# LM331 Frecuencia a Voltaje



## perearosales (Jun 22, 2011)

Hola, buen día 

No he podido hacer funcionar el CI para convertir de frecuencia a voltaje y quería ver si me pueden ayudar.

Primero armé el circuito y como no funcionó, lo simulé en Proteus7 para ver si lo había alambrado mal.. pero sigue sin funcionar (no había usado Proteus, así que también ahí pude haberlo conectado mal ).
Lo he probado como dice la hoja de especificaciones, con un voltaje de 15V. y he estado variando la frecuencia y nada.
De preferencia me gustaría usarlo con un voltaje de 5V para mayor practicidad. Lo que pretendo hacer, es enviar un Beep(Frec, Time) desde mi laptop (usando el cable de sonido) y que dependiendo de la frecuencia, varié el voltaje para después diferenciar el rango de voltaje con Op-Amps.
 La amplitud que recibe el circuito proviene del puerto de sonido de mi laptop, que es de 2 Vpp,  también lo he probado con un amplificador previo a ésta para tener una mayor amplitud.
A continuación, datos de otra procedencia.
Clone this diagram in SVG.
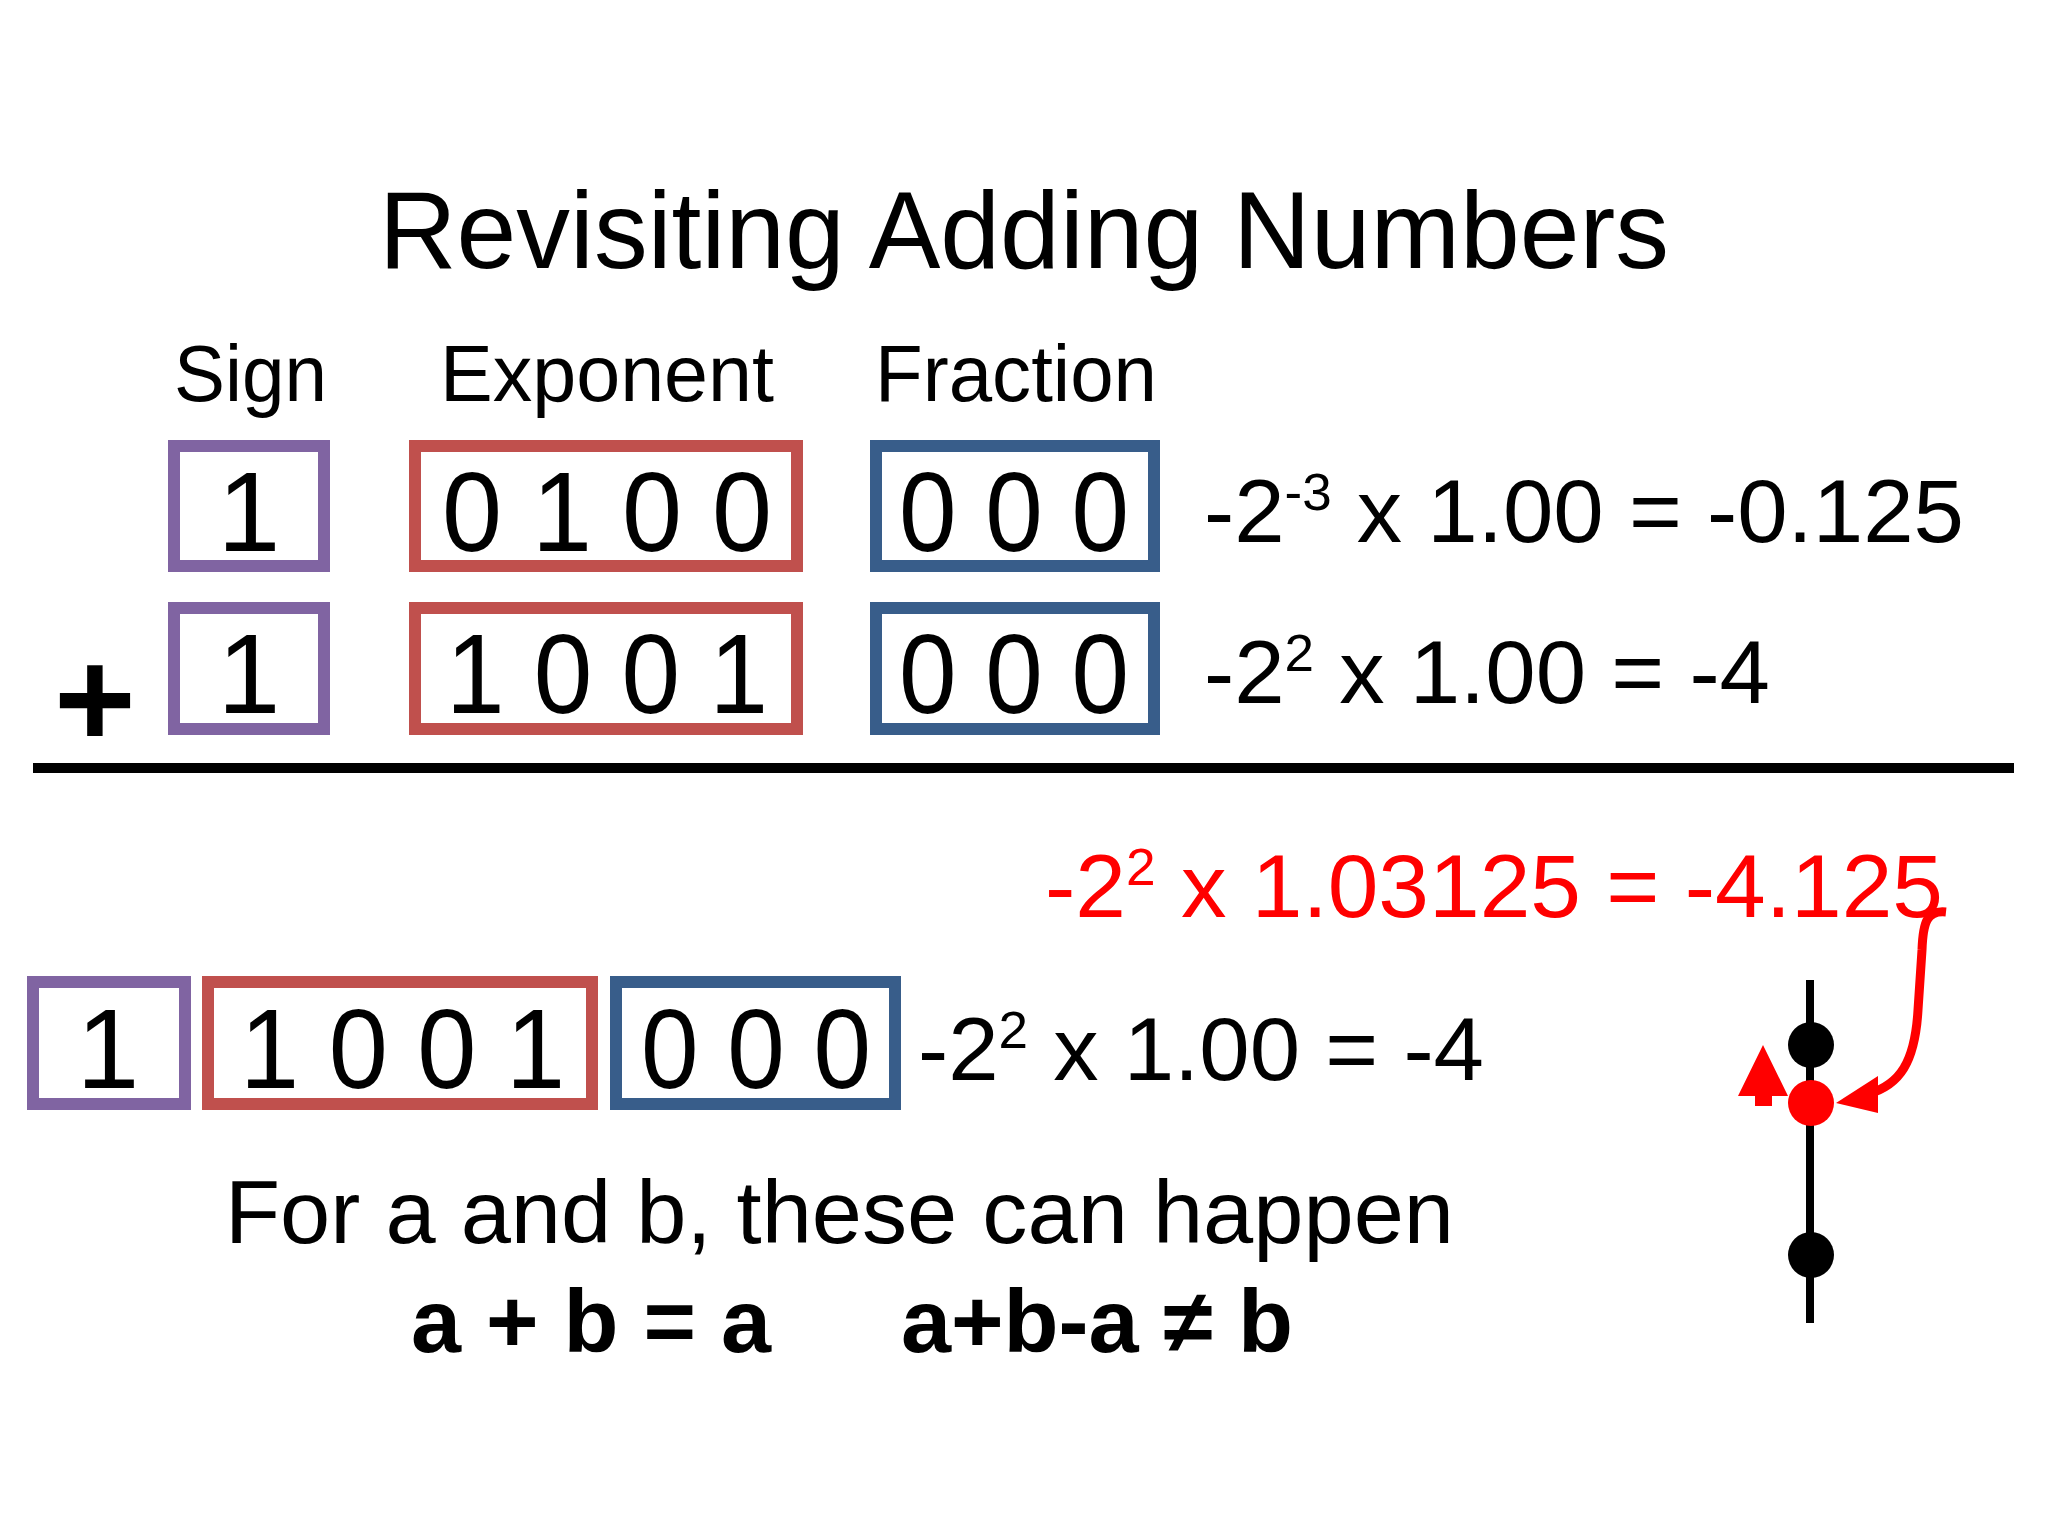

Ammm.. adjunto un .RAR con la simulación en Proteus, el datasheet y una imagen de mi proto    (941.42 Kb).

Y por acá una imagen de la simulación:






y una del datasheet:






Bueno, espero que me puedan orientar en esto.
De antemano, gracias!!


----------



## alife7 (Jul 4, 2011)

que tal, mira justamente yo tambien estoy trabajando ahorita con un lm331. y arme el mismo diagrama que muestras y si me funciona. lo he alimentado a 15 y 5V y funciona. solo que la frecuencia que le puedes meter solo es de 0 a 10 kHz.

todos los valores los deje igual salvo el de los capacitores de 470pF y Ct, que no recuerdo que valor use exactamente, esos capacitores los puse de poliester, dado que la hoja de datos asi lo pide(mylar).

El potenciometro lo tengo en la minima resistencia. y el voltaje que te da es de acuerdo a la formula que aparece justo abajo de ese diagrama y es bastante exacta la formula.

Lo he probado con un generador de funciones. Lo que a mi me causa problemas es que no se cuanta corriente me da a la salida, por que nisiquiera puedo prender un led.

Checa tus conexiones seguro te fallo algo por ahi.


----------



## nvivas (Ene 23, 2016)

alife7 dijo:


> que tal, mira justamente yo tambien estoy trabajando ahorita con un lm331. y arme el mismo diagrama que muestras y si me funciona. lo he alimentado a 15 y 5V y funciona. solo que la frecuencia que le puedes meter solo es de 0 a 10 kHz.
> 
> todos los valores los deje igual salvo el de los capacitores de 470pF y Ct, que no recuerdo que valor use exactamente, esos capacitores los puse de poliester, dado que la hoja de datos asi lo pide(mylar).
> 
> ...



Amigo estoy trabajando en el mismo circuito con 5 voltios. podrias indicarme los capaciores que usaste?


----------



## 666hellyeah (Ene 23, 2016)

Fíjate bien en el esquema, tienes mal conectado el RV1 está a GND por ambos lados.


----------